Objective: Copy the data that follows exactly. Include no pictures.

· · · · · · ·

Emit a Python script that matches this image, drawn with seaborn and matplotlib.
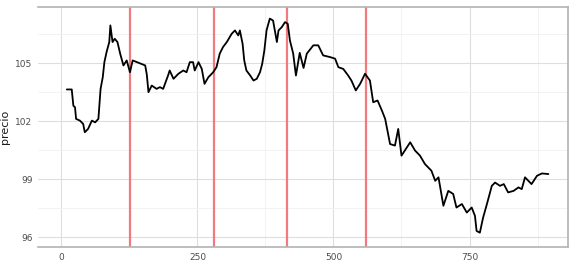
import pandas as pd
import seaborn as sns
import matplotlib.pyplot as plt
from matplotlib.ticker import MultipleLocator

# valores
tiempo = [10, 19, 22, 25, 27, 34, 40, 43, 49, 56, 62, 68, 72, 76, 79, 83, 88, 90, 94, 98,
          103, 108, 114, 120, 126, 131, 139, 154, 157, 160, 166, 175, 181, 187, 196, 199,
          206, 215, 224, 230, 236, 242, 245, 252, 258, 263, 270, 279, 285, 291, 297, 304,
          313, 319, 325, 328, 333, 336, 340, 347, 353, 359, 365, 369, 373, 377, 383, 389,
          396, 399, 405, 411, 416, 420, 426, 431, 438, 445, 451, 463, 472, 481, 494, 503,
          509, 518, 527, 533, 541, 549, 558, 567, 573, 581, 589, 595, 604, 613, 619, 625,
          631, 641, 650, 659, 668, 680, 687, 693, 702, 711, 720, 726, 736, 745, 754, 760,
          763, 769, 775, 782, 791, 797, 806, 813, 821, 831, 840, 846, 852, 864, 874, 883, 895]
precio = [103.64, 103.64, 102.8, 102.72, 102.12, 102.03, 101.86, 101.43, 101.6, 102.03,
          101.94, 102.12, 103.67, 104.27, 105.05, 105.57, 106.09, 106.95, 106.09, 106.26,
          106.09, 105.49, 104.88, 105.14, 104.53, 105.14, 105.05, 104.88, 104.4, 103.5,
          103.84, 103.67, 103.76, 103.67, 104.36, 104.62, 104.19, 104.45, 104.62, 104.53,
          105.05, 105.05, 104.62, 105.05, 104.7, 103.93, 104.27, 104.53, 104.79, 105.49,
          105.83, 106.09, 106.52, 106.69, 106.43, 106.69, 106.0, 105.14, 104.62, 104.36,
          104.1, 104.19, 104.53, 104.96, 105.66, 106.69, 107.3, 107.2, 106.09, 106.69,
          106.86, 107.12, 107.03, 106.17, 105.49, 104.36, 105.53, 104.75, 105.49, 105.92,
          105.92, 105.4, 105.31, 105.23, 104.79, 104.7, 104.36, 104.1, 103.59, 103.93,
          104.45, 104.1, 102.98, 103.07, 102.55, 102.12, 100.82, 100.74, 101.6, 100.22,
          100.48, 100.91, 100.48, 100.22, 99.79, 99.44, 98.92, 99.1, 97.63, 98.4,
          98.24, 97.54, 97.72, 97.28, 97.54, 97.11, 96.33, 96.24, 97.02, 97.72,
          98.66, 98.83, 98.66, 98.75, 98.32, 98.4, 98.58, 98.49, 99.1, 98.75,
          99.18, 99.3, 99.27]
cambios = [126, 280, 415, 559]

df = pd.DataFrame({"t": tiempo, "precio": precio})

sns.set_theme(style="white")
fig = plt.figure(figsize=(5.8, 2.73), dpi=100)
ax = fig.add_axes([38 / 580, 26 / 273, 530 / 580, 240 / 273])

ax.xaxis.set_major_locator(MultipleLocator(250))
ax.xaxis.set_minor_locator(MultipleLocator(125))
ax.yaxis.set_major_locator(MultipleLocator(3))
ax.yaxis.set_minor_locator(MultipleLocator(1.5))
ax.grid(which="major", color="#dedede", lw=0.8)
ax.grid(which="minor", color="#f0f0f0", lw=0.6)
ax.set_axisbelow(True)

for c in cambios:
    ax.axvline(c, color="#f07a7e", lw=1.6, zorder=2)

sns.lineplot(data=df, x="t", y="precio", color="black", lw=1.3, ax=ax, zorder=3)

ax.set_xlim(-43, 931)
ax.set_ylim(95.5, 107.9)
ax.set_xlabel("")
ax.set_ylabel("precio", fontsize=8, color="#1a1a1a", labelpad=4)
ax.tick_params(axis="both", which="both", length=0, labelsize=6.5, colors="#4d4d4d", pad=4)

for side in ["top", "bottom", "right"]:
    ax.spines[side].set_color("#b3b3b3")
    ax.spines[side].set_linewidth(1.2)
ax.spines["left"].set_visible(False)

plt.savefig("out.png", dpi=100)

· · · · · · ·

Final result:
Emit a Python script that matches this image, drawn with seaborn and matplotlib.
import pandas as pd
import seaborn as sns
import matplotlib.pyplot as plt
from matplotlib.ticker import MultipleLocator

# valores
tiempo = [10, 19, 22, 25, 27, 34, 40, 43, 49, 56, 62, 68, 72, 76, 79, 83, 88, 90, 94, 98,
          103, 108, 114, 120, 126, 131, 139, 154, 157, 160, 166, 175, 181, 187, 196, 199,
          206, 215, 224, 230, 236, 242, 245, 252, 258, 263, 270, 279, 285, 291, 297, 304,
          313, 319, 325, 328, 333, 336, 340, 347, 353, 359, 365, 369, 373, 377, 383, 389,
          396, 399, 405, 411, 416, 420, 426, 431, 438, 445, 451, 463, 472, 481, 494, 503,
          509, 518, 527, 533, 541, 549, 558, 567, 573, 581, 589, 595, 604, 613, 619, 625,
          631, 641, 650, 659, 668, 680, 687, 693, 702, 711, 720, 726, 736, 745, 754, 760,
          763, 769, 775, 782, 791, 797, 806, 813, 821, 831, 840, 846, 852, 864, 874, 883, 895]
precio = [103.64, 103.64, 102.8, 102.72, 102.12, 102.03, 101.86, 101.43, 101.6, 102.03,
          101.94, 102.12, 103.67, 104.27, 105.05, 105.57, 106.09, 106.95, 106.09, 106.26,
          106.09, 105.49, 104.88, 105.14, 104.53, 105.14, 105.05, 104.88, 104.4, 103.5,
          103.84, 103.67, 103.76, 103.67, 104.36, 104.62, 104.19, 104.45, 104.62, 104.53,
          105.05, 105.05, 104.62, 105.05, 104.7, 103.93, 104.27, 104.53, 104.79, 105.49,
          105.83, 106.09, 106.52, 106.69, 106.43, 106.69, 106.0, 105.14, 104.62, 104.36,
          104.1, 104.19, 104.53, 104.96, 105.66, 106.69, 107.3, 107.2, 106.09, 106.69,
          106.86, 107.12, 107.03, 106.17, 105.49, 104.36, 105.53, 104.75, 105.49, 105.92,
          105.92, 105.4, 105.31, 105.23, 104.79, 104.7, 104.36, 104.1, 103.59, 103.93,
          104.45, 104.1, 102.98, 103.07, 102.55, 102.12, 100.82, 100.74, 101.6, 100.22,
          100.48, 100.91, 100.48, 100.22, 99.79, 99.44, 98.92, 99.1, 97.63, 98.4,
          98.24, 97.54, 97.72, 97.28, 97.54, 97.11, 96.33, 96.24, 97.02, 97.72,
          98.66, 98.83, 98.66, 98.75, 98.32, 98.4, 98.58, 98.49, 99.1, 98.75,
          99.18, 99.3, 99.27]
cambios = [126, 280, 415, 559]

df = pd.DataFrame({"t": tiempo, "precio": precio})

sns.set_theme(style="white")
fig = plt.figure(figsize=(5.8, 2.73), dpi=100)
ax = fig.add_axes([38 / 580, 26 / 273, 530 / 580, 240 / 273])

ax.xaxis.set_major_locator(MultipleLocator(250))
ax.xaxis.set_minor_locator(MultipleLocator(125))
ax.yaxis.set_major_locator(MultipleLocator(3))
ax.yaxis.set_minor_locator(MultipleLocator(1.5))
ax.grid(which="major", color="#dedede", lw=0.8)
ax.grid(which="minor", color="#f0f0f0", lw=0.6)
ax.set_axisbelow(True)

for c in cambios:
    ax.axvline(c, color="#f07a7e", lw=1.6, zorder=2)

sns.lineplot(data=df, x="t", y="precio", color="black", lw=1.3, ax=ax, zorder=3)

ax.set_xlim(-43, 931)
ax.set_ylim(95.5, 107.9)
ax.set_xlabel("")
ax.set_ylabel("precio", fontsize=8, color="#1a1a1a", labelpad=4)
ax.tick_params(axis="both", which="both", length=0, labelsize=6.5, colors="#4d4d4d", pad=4)

for side in ["top", "bottom", "right"]:
    ax.spines[side].set_color("#b3b3b3")
    ax.spines[side].set_linewidth(1.2)
ax.spines["left"].set_visible(False)

plt.savefig("out.png", dpi=100)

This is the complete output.